Thursday, 30 March 2017

What does Brexit mean for the Ryder Cup?

Theresa May yesterday triggered Article 50, signalling the UK’s exit from the EU in two year’s time. The potential impact on the UK and the rest of the EU has been debated ad nauseam, but as well as the economic, political and cultural implications, will there be an unexpected effect on the world of golf?


Since 1979 the USA has competed against Europe rather than Great Britain / Great Britain and Ireland, who had only troubled the trophy engravers once since the Second World War. That created the problem of what flag to match up against the stars and stripes, and the EU flag emerged as the most suitable even though non-EU Europeans could represent Europe (none actually have).







However, once the UK is no longer part of the EU the bulk of the team every two years could well be from a non-EU country. For example, in 2012, 2014 and 2016 seven out of twelve team members were from the UK. Will the EU flag still be appropriate, and if not, what could be used in its place?

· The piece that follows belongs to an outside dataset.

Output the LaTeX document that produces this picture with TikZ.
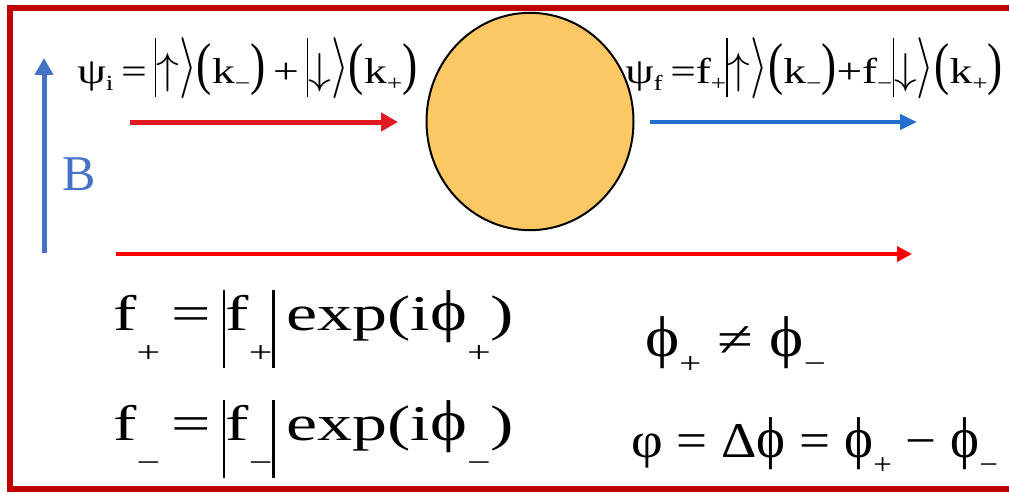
\RequirePackage{fix-cm}
\documentclass[tikz,border=0pt]{standalone}
\usepackage{fontspec}
\setmainfont{Liberation Serif}
\usepackage{graphicx}
\usetikzlibrary{arrows.meta}
\definecolor{framered}{RGB}{192,0,0}
\definecolor{ballfill}{RGB}{252,200,100}
\definecolor{inred}{RGB}{225,25,35}
\definecolor{outblue}{RGB}{35,110,205}
\definecolor{bblue}{RGB}{68,114,196}
\definecolor{longred}{RGB}{255,0,0}
\newcommand\lo[2][0.2em]{\raisebox{-#1}{\scalebox{0.6}{#2}}}
\newcommand\tbar{\rule[-0.39em]{1.3pt}{1.64em}}
\newcommand\tpar[1]{\scalebox{1}[1.6]{#1}}
\newcommand\trang{\scalebox{1}[1.7]{$\rangle$}}
\newcommand\tup{\scalebox{1}[1.2]{$\uparrow$}}
\newcommand\tdown{\scalebox{1}[1.2]{$\downarrow$}}
\newcommand\bbar{\rule[-0.76em]{1.7pt}{1.56em}}
\newcommand\sphi{\scalebox{1}[1.15]{ϕ}}
\begin{document}
\begin{tikzpicture}[x=1pt,y=-1pt,
  eq/.style={anchor=base west,inner sep=0pt},
  topeq/.style={eq,font=\fontsize{36}{42}\selectfont},
  boteq/.style={eq,font=\fontsize{50}{58}\selectfont},
  beam/.style={-{Triangle[length=17pt,width=18pt]}}]
\useasboundingbox (0,0) rectangle (1009,495);
\clip (0,0) rectangle (1009,495);
\draw[framered,line width=6pt] (10,8) rectangle (1040,489);
\node[draw=black,line width=2pt,fill=ballfill,circle,inner sep=0pt,
      minimum size=207pt,yscale=1.05] (ball) at (530,121.5) {};
\node[topeq,xscale=1.27] (psii) at (77,83)
  {ψ\lo{i}\,=\,\tbar\tup\trang\tpar{(}k\lo{−}\tpar{)}\,+\,\tbar\tdown\trang\tpar{(}k\lo{+}\tpar{)}};
\node[topeq,xscale=1.26] (psif) at (625,83)
  {ψ\lo{f}\,=f\lo{+}\tbar\tup\trang\tpar{(}k\lo{−}\tpar{)}+f\lo{−}\tbar\tdown\trang\tpar{(}k\lo{+}\tpar{)}};
\node[eq,font=\fontsize{50}{56}\selectfont,text=bblue] (B) at (62,190) {B};
\node[boteq,xscale=1.4] (fp) at (113,330)
  {f\lo[0.65em]{+}\,=\,\bbar f\lo[0.65em]{+}\bbar\,exp(i\sphi\lo[0.65em]{+})};
\node[boteq,xscale=1.4] (fm) at (113,440)
  {f\lo[0.65em]{−}\,=\,\bbar f\lo[0.65em]{−}\bbar\,exp(i\sphi\lo[0.65em]{−})};
\node[boteq,xscale=1.3] (neq) at (645,356)
  {\sphi\lo[0.35em]{+} ≠ \sphi\lo[0.35em]{−}};
\node[boteq,xscale=1.1] (dphi) at (631,457)
  {φ = Δ\sphi{} = \sphi\lo[0.35em]{+} − \sphi\lo[0.35em]{−}};
\coordinate (inS) at (130,122); \coordinate (inE) at (398,122);
\coordinate (outS) at (650,122); \coordinate (outE) at (917,122);
\coordinate (lS) at (116,254); \coordinate (lE) at (912,254);
\coordinate (bS) at (44,253); \coordinate (bE) at (44,58);
\draw[beam,inred,line width=5pt] (inS) -- (inE);
\draw[-{Triangle[length=17pt,width=15pt]},outblue,line width=4.5pt] (outS) -- (outE);
\draw[-{Triangle[length=15pt,width=15pt]},longred,line width=3.5pt] (lS) -- (lE);
\draw[beam,bblue,line width=5pt] (bS) -- (bE);
\end{tikzpicture}
\end{document}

The European Tour, which manages the European Ryder Cup team, has said that they consider the flag to represent the whole of Europe and that they will continue to use it. However, with Brexit representing a considerable change in European affairs, with possible repercussions across the continent, it remains to be seen whether it can still be viewed as representative of the whole of Europe.


The Ryder Cup is unlikely to form part of the Brexit negotiations, they’ve got plenty to sort out besides, but it will be interesting to see under what flag the Europe team lines up in Whistling Straits in 2020. At the very least it will have one less star on it.